Ah, Tony, the conservative-a-la-mode. If he’s to be remembered for anything in a coherent sense, it will be as a wrecking ball of precious convention. It was his turning of the irresponsibility dial to 11 when he took the Liberal leadership in 2009 that started the trend leading to the current, frankly appalling, spectacle. No wonder the judges’ union, the Judicial Conference of Australia, took the incendiary step of issuing a press release calling the ministers’ “co-ordinated and direct attack” on the independence of the courts a “threat to the rule of law”.
Last Friday, the ministers’ counsel appeared before chief justice Marilyn Warren and justices Mark Weinberg and Stephen Kaye to explain their actions. Warren made it clear that the matter is not over, as the judges will consider whether contempt charges should be brought.
Hinch, ever helpful, said he’d have told the judges to “go jump”. The government was sending out its usual co-ordinated signals, with Barnaby Joyce uncharacteristically refusing to throw petrol on this fire while the Prime Minister defended people’s right to criticise judicial decisions.
Ah, Malcolm, ever the sophist.

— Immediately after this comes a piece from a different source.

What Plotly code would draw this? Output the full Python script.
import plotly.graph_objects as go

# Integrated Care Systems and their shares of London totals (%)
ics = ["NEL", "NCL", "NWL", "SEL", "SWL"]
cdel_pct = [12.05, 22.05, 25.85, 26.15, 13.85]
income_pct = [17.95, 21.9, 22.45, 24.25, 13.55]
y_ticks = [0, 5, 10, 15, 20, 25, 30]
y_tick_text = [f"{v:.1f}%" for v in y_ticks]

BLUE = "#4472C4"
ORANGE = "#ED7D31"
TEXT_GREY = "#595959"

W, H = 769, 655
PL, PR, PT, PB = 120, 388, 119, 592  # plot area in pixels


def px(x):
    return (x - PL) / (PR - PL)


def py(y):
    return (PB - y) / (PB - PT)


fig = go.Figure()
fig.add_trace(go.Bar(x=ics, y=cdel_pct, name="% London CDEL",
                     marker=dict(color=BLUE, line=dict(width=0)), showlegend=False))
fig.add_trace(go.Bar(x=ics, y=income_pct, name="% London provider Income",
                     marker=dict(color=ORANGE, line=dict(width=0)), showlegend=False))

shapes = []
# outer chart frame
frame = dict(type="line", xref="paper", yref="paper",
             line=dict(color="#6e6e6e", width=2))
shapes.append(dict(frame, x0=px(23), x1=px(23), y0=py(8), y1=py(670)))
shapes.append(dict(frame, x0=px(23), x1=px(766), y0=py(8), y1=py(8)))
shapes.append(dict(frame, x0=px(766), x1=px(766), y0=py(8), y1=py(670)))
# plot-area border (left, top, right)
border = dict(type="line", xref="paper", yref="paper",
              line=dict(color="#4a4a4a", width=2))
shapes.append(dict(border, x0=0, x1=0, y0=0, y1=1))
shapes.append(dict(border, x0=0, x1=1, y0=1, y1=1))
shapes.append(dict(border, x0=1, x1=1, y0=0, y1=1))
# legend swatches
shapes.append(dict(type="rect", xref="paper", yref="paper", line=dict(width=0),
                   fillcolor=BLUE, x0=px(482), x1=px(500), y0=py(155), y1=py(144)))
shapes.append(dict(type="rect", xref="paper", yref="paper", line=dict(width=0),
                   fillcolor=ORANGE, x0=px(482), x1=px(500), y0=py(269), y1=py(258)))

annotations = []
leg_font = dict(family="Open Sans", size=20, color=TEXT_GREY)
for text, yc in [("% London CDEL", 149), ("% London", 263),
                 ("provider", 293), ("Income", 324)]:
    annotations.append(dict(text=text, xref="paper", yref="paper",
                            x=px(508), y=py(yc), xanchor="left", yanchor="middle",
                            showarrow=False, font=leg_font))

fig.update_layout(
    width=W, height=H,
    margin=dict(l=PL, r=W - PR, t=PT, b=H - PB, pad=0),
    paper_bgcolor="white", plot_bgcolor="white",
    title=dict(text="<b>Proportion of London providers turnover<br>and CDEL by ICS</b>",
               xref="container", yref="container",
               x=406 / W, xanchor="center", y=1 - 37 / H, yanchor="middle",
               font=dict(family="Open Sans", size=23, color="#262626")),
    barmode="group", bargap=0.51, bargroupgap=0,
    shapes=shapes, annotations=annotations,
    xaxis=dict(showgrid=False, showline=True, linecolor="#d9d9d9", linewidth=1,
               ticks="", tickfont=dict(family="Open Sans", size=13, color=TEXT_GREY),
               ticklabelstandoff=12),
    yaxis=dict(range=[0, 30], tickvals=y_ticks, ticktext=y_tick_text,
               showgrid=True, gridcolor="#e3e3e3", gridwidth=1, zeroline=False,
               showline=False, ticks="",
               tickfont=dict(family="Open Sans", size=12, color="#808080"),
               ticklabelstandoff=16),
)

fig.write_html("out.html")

As he well knows, the issue here is not one of criticising a decision already made, but attempting to influence one that is still under consideration.
Hinch has an answer to that too, of course: the case in which the ministers are accused of interfering is not being heard by a jury, and everyone knows you can’t really intimidate a judge into changing his or her mind. Which is precisely not the point. Well done, Derryn.
What is contempt of court anyway, and why are judges so bloody sensitive? Well, perhaps only the wrongly accused can really appreciate the true importance of a sacrosanct judiciary, but the principle was laid down in 1765:
“[Contempt] excites in the minds of the people a general dissatisfaction with all judicial determinations, and indisposes their minds to obey them; and whenever men’s allegiance to the laws is so fundamentally shaken, it is the most fatal and most dangerous obstruction of justice … to be impartial and to be universally thought so, are both absolutely necessary for the giving justice that free, open and uninterrupted current, which it has, for many ages found all over this kingdom, and which so eminently distinguishes and exalts it above all nations upon the earth.”
The rationale behind the courts’ right to protect themselves from attack has been restated a thousand ways, but that’s basically it: belief in justice is an act of collective faith. Without it, on what basis could any court’s verdict in any case ever hold up?
As Hinch doesn’t understand and Tony doesn’t care, this has nothing to do with whether particular judges in particular cases are too soft or not sufficiently cognisant of public opinion. It’s not hard to understand that no two reasonable people will ever agree on the outcome of every case. We entrust justice to judges, and we back them to get it right. Otherwise,we might as well decide guilt and sentences by phone-in poll.
The ministers’ statements, whether or not they constitute criminal contempt (the court will decide that), were contemptible. They have damaged public faith in the only pillar of government that stands uncorrupted by our 116 years of constitutional nationhood. Their behaviour is the very definition of anarchy.